Barnetby to Grimsby Town
Leaving Barnetby, we pass Melton Ross Lime Workings with their appropriate sidings, and then continue on the four-track section as far as Brocklesby. Brocklesby Station was built in a suitable style for Lord Yarborough's Brocklesby Estate, and at one end of a triangle at each point of which was a station. We now take the right hand route as a passenger train would, whilst goods relief lines pass to the left to Ulceby and Immingham Docks, and behind the station for the Grimsby route. As we come to the eastward point of the triangle, the two lines to and from New Holland come in on our left and run parallel for some distance before forming a "YY" junction with ours .... explaining the reason for the 20 mph speed limit through the staggered platforms of Habrough Station. The YY junction has now been re-laid to form a conventional junction.
After Habrough we come to Roxton Siding, originally called Immingham Siding, and cross Little London level crossing. This was the site of the areas very first automatic lifting barrier crossing, installed after a fatal accident here in 1958, but in the model, I have retained the traditional gates.
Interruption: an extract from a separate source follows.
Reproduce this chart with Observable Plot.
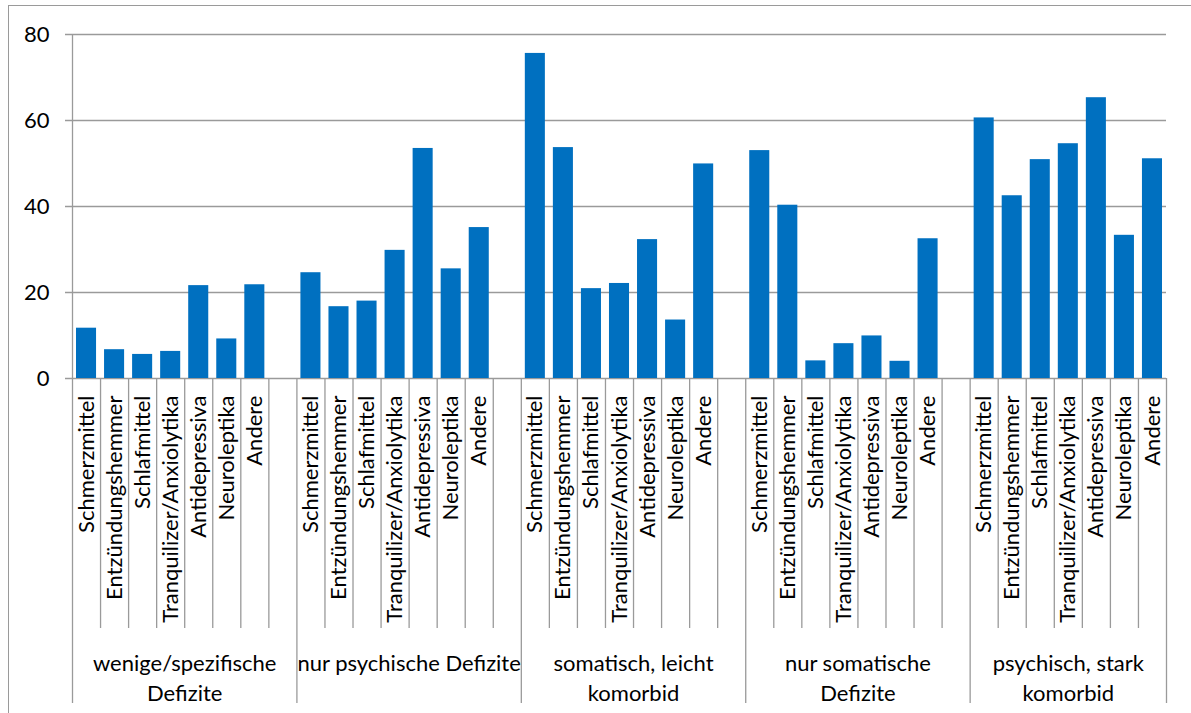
<!DOCTYPE html>
<html>
<head>
<meta charset="utf-8">
<script src="https://cdn.jsdelivr.net/npm/d3@7"></script>
<script src="https://cdn.jsdelivr.net/npm/@observablehq/plot@0.6"></script>
<style>
  html, body { margin: 0; padding: 0; background: #fff; overflow: hidden; }
  #wrap { position: relative; width: 1191px; height: 713px; }
  #border { position: absolute; left: 8px; top: 5px; width: 1400px; height: 900px;
            border-left: 1px solid #9a9a9a; border-top: 1px solid #9a9a9a; pointer-events: none; }
  #chart { position: absolute; left: 0; top: 0; }
</style>
</head>
<body>
<div id="wrap"><div id="chart"></div><div id="border"></div></div>
<script>
// Patient groups (category axis, outer level)
const groups = [
  "wenige/spezifische\nDefizite",
  "nur psychische Defizite",
  "somatisch, leicht\nkomorbid",
  "nur somatische\nDefizite",
  "psychisch, stark\nkomorbid"
];
// Drug classes (category axis, inner level)
const drugs = [
  "Schmerzmittel", "Entzündungshemmer", "Schlafmittel",
  "Tranquilizer/Anxiolytika", "Antidepressiva", "Neuroleptika", "Andere"
];
// Values per group, in drug order
const wenigeSpezifisch = [11.7, 6.7, 5.6, 6.3, 21.6, 9.2, 21.8];
const nurPsychisch     = [24.6, 16.7, 18.0, 29.8, 53.5, 25.5, 35.1];
const somatischLeicht  = [75.6, 53.7, 20.9, 22.1, 32.3, 13.6, 49.9];
const nurSomatisch     = [53.0, 40.3, 4.1, 8.1, 9.9, 4.0, 32.5];
const psychischStark   = [60.6, 42.5, 50.9, 54.6, 65.3, 33.3, 51.1];
const yTicks = [0, 20, 40, 60, 80];

const series = [wenigeSpezifisch, nurPsychisch, somatischLeicht, nurSomatisch, psychischStark];

// Each group takes 7 slots plus one empty slot between groups
const slotsPerGroup = drugs.length + 1;
const nSlots = groups.length * slotsPerGroup - 1;

const bars = [];
series.forEach((vals, g) => vals.forEach((v, d) => {
  bars.push({slot: g * slotsPerGroup + d, drug: drugs[d], group: groups[g], value: v});
}));

const groupInfo = groups.map((name, g) => {
  const start = g * slotsPerGroup;
  const end = Math.min(start + slotsPerGroup, nSlots);
  return {name, start, end, center: (start + end) / 2};
});
const longBounds = [0, ...groupInfo.map(d => d.end)];
const shortBounds = d3.range(1, nSlots).filter(i => !longBounds.includes(i));

const W = 1191, H = 713;
const mTop = 34, mBottom = 335, mLeft = 72, mRight = 25;
const plotH = H - mTop - mBottom;
const grey = "#9a9a9a";
const blue = "#0070c0";

const chart = Plot.plot({
  width: W,
  height: H,
  marginTop: mTop,
  marginBottom: mBottom,
  marginLeft: mLeft,
  marginRight: mRight,
  style: {fontFamily: "Lato, 'Open Sans', sans-serif", fontSize: "22px", color: "#000", background: "transparent"},
  x: {type: "linear", domain: [0, nSlots], axis: null},
  y: {domain: [0, 80], ticks: yTicks, tickSize: 0, tickPadding: 23, label: null},
  marks: [
    Plot.ruleY(yTicks, {stroke: grey, strokeWidth: 1.3, insetLeft: -7}),
    Plot.rectY(bars, {x1: "slot", x2: d => d.slot + 1, y: "value", fill: blue, insetLeft: 4, insetRight: 4}),
    Plot.ruleX([0], {stroke: grey, strokeWidth: 1.3}),
    Plot.ruleX(shortBounds, {stroke: grey, strokeWidth: 1.3, insetTop: plotH, insetBottom: -250}),
    Plot.ruleX(longBounds, {stroke: grey, strokeWidth: 1.3, insetTop: plotH, insetBottom: -325}),
    Plot.text(bars, {
      x: d => d.slot + 0.5, text: "drug", rotate: -90,
      textAnchor: "end", lineAnchor: "middle", frameAnchor: "bottom", dy: 17,
      fill: "#000"
    }),
    Plot.text(groupInfo, {
      x: "center", text: "name", lineAnchor: "top", frameAnchor: "bottom",
      dy: 271, lineHeight: 1.36, fill: "#000"
    })
  ]
});
document.getElementById("chart").appendChild(chart);
</script>
</body>
</html>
Stallingborough follows - reputedly the longest single station name on the Eastern Region - and then Healing and Great Coates, where the biscuit factory dominates the view as we leave. The West Marsh Sidings are off to the right - apparently called the "Congo" by locals - an extensive sidings in their own right, but also leading to Grimsby docks, Brickpit Sidings, and various timber yards. A stub siding off to the left is a remnant of the Great Coates Branch, and before finally entering Grimsby Town Station we pass the siding where locos awaited their turn to back on to trains in that station.